Investors are not rational beings

We aren’t rational. We like to think we are, but it just isn’t so. Instead, we treasure things we have already to the extent that we’ll demand people pay us more for our own goods than we would pay for them in the first place (the endowment effect). We experience the pain of financial loss more strongly than the joy of financial gain (loss aversion). We rate new information more highly than old and don’t notice how much that skews our judgement (recency bias) and we just hate change (status quo bias).

That you aren’t 100% clear-minded, analytical and rational might come as no surprise to most of you. But to many economists it is a bizarrely new thought – and one for which Richard Thaler has just been awarded the 79th Nobel Prize in Economic Sciences. This is shocking in one sense: how can the economics profession have got itself into such a formulaic rut that having the common sense to point out that people react to more than one influence at a time became an insight so radical that it is worthy of a Nobel prize? But the fact that behavioural science is gaining ground in economics is also encouraging.

When I interviewed Thaler a couple of years ago we agreed that there is a long way still to go. Governments have embraced behavioural economics on one level, trying to use Thaler’s findings to manipulate us into doing what they want. For example, pensions auto-enrolment relies on the idea that once we are enrolled we are unlikely to opt out. Yet the message has not yet made its way into macro economic models.

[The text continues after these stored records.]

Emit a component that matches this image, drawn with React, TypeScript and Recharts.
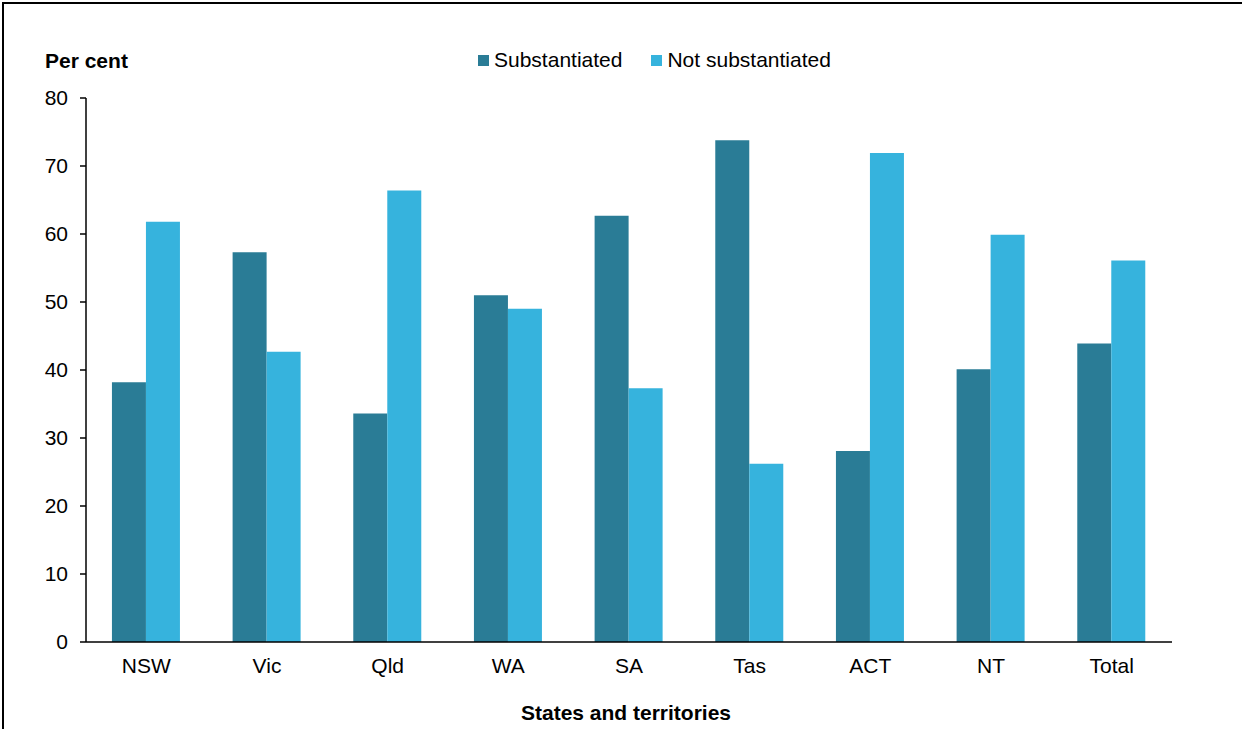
import React from 'react';
import { BarChart, Bar, XAxis, YAxis } from 'recharts';

const states = ['NSW', 'Vic', 'Qld', 'WA', 'SA', 'Tas', 'ACT', 'NT', 'Total'];
const substantiated = [38.2, 57.3, 33.6, 51.0, 62.7, 73.8, 28.1, 40.1, 43.9];
const notSubstantiated = [61.8, 42.7, 66.4, 49.0, 37.3, 26.2, 71.9, 59.9, 56.1];
const yTicks = [0, 10, 20, 30, 40, 50, 60, 70, 80];

const DARK = '#2a7c96';
const LIGHT = '#36b3dd';
const FONT = '"Liberation Sans", Arial, sans-serif';

const data = states.map((s, i) => ({
    state: s,
    sub: substantiated[i],
    notSub: notSubstantiated[i],
}));

// legend sits a little right of the plot centre, as in the source
const LegendBox = () => (
    <div style={{ position: 'absolute', left: 478, top: 48, display: 'flex', alignItems: 'center', fontFamily: FONT, fontSize: 21, lineHeight: '24px', color: '#000' }}>
        <div style={{ width: 11, height: 11, background: DARK, marginRight: 5 }} />
        <span style={{ marginRight: 29 }}>Substantiated</span>
        <div style={{ width: 11, height: 11, background: LIGHT, marginRight: 5 }} />
        <span>Not substantiated</span>
    </div>
);

export default function App() {
    return (
        <div style={{ position: 'absolute', left: 0, top: 0, width: 1242, height: 729, overflow: 'hidden', background: '#fff' }}>
            {/* frame, only top and left edges are visible */}
            <div style={{ position: 'absolute', left: 2, top: 2, width: 1300, height: 800, borderTop: '2px solid #000', borderLeft: '2px solid #000' }} />
            <div style={{ position: 'absolute', left: 45, top: 48, fontFamily: FONT, fontSize: 21, fontWeight: 'bold', lineHeight: '26px' }}>
                Per cent
            </div>
            <div style={{ position: 'absolute', left: 0, width: 1252, top: 700, textAlign: 'center', fontFamily: FONT, fontSize: 21, fontWeight: 'bold', lineHeight: '26px' }}>
                States and territories
            </div>
            <LegendBox />
            <BarChart
                width={1242}
                height={729}
                data={data}
                margin={{ top: 98, right: 70, left: 0, bottom: 0 }}
                barCategoryGap="21.5%"
                barGap={0}
                style={{ position: 'absolute', left: 0, top: 0 }}
            >
                <YAxis
                    width={86}
                    domain={[0, 80]}
                    ticks={yTicks}
                    interval={0}
                    tickSize={6}
                    tickMargin={12}
                    stroke="#000"
                    strokeWidth={1.5}
                    tick={{ fill: '#000', fontSize: 21, fontFamily: FONT }}
                />
                <XAxis
                    dataKey="state"
                    height={87}
                    tickLine={false}
                    tickSize={0}
                    tickMargin={16}
                    stroke="#000"
                    strokeWidth={1.5}
                    tick={{ fill: '#000', fontSize: 21, fontFamily: FONT }}
                />
                <Bar dataKey="sub" name="Substantiated" fill={DARK} isAnimationActive={false} />
                <Bar dataKey="notSub" name="Not substantiated" fill={LIGHT} isAnimationActive={false} />
            </BarChart>
        </div>
    );
}
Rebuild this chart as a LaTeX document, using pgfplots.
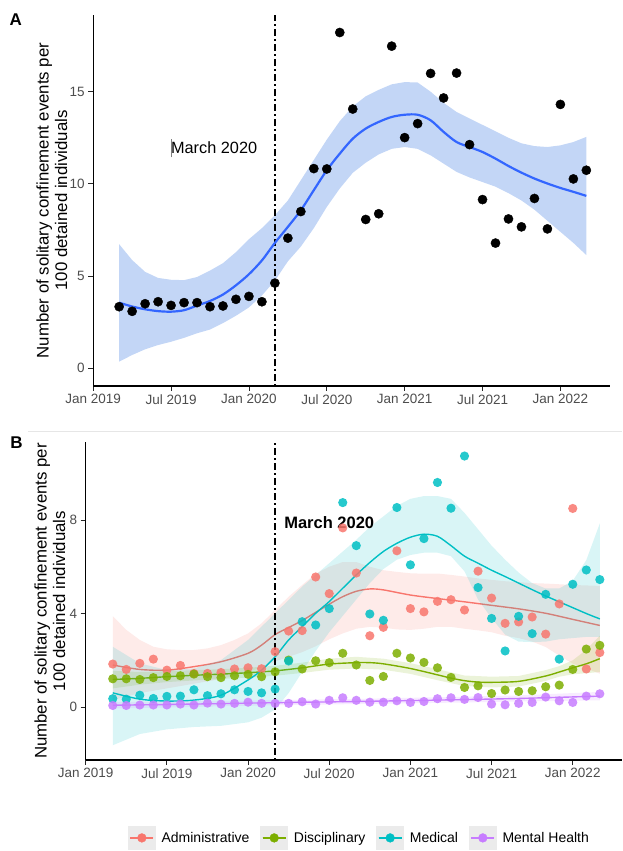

When our central banks look at interest rates they assume that cutting them is stimulative by boosting asset prices and bank lending. But if people are interested in income (not capital returns), low rates on deposits could terrify older populations into cutting spending. And low bond yields could terrify the firms supporting those older populations via their pension funds into pulling back on capital investment.

And what of employment rates? How can a macroeconomic model take into account the rise of social media and virtual reality gaming that may make working age people drop out of employment regardless of the financial incentives of staying in – or perhaps make them want to work only part time?

These “are exactly the kind of questions” that the next generation of behavioural economists must start asking with a view to changing the way that policymakers think, says Thaler. We hope his prize encourages them to do so. In the meantime, our congratulations to him on his well-deserved success.